Acquiring the belief because it's popular in your ingroup, along with a strawman-based view of the outgroup(s). No real effort spent on thinking the belief through; lack of any real argument against the beliefs of the outgroup(s).
Ah yes, the old "prove that something doesn't exist" argument.
Most people are complete morons when it comes to anything they don't have to deal with on a day to day basis. They know what they need to know to continue existing any maybe they know or learn enough to get ahead but beyond that people are generally ignorant and clueless to their ignorance.

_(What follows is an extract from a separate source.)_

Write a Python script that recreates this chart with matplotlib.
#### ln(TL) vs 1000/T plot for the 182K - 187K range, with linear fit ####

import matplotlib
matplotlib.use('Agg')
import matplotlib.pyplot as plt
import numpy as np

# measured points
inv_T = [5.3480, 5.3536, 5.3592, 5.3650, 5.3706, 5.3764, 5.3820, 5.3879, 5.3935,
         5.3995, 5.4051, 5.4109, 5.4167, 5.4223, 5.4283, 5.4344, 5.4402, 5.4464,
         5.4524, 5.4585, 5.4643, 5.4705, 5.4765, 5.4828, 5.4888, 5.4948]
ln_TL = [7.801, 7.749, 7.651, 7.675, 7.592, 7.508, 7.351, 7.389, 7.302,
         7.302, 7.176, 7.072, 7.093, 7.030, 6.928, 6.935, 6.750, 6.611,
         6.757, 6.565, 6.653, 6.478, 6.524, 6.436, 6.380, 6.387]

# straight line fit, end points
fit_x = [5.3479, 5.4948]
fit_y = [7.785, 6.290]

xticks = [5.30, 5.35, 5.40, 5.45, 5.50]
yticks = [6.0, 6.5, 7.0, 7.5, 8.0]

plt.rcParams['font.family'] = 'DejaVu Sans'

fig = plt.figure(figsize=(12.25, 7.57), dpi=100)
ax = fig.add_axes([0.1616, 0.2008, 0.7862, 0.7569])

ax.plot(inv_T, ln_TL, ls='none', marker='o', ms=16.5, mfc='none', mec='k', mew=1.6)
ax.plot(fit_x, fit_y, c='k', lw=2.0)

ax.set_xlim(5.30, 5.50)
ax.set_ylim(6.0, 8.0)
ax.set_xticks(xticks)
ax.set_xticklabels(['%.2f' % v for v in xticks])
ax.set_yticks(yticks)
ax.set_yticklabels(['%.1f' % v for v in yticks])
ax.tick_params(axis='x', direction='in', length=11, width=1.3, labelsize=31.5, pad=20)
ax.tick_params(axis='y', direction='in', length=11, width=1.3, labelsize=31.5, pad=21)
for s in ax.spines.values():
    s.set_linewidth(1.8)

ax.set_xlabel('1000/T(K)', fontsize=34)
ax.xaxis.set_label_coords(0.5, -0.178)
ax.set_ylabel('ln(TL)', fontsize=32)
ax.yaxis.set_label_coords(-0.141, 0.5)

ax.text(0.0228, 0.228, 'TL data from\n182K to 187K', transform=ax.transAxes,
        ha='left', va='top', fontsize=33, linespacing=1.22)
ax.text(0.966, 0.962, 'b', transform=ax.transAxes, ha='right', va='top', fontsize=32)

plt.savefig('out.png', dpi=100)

For example, I personally have a stake in the gun control issue. I'm against "banning assault weapons" because I'm against a bunch of bureaucrats having a chance to define "assault weapon" because last time we gave them a chance they banned a bunch of things that make firearms look scary. Ditto for background checks but to a lesser extent. Existing implementations suck, a lot. The same goes for tougher laws in general, they don't seem to have done much of anything for the positive and there's anecdotal evidence they may be negative (look up some of the pro-gun number crunching exercises f you want an example). Why would I or anyone else who wants to go to the range want to encourage more of this? We see it as the firearm equivalent of security theater.

However people who aren't well informed on the details have had these two carrots danged in front of them as a cure to a problem in our society and they'd be fools not to reach for them when they're framed in that context. Meanwhile they can't be bothered to wonder why anyone wouldn't want these things. After all, some poll says $large_percent of people support $thing, yet they can't be arsed to even wonder why that $small_percent is holding out.

You find this sort of problem on both sides of any controversial issue.

Most are uninformed (often due to intellectual laziness) rather than stupid.

"Stupid" implies that they make bad choices after being fully informed, which is often unproven.

> "Stupid" implies that they make bad choices after being fully informed, which is often unproven.

I don't think this is a particularly universal definition. Willful ignorance that negatively impacts your own understanding of the world has always seemed to me to be very reasonably defined as stupidity.

This is a very crude version of reality :) Ironically, blanket statements like these cause arguments in the first place.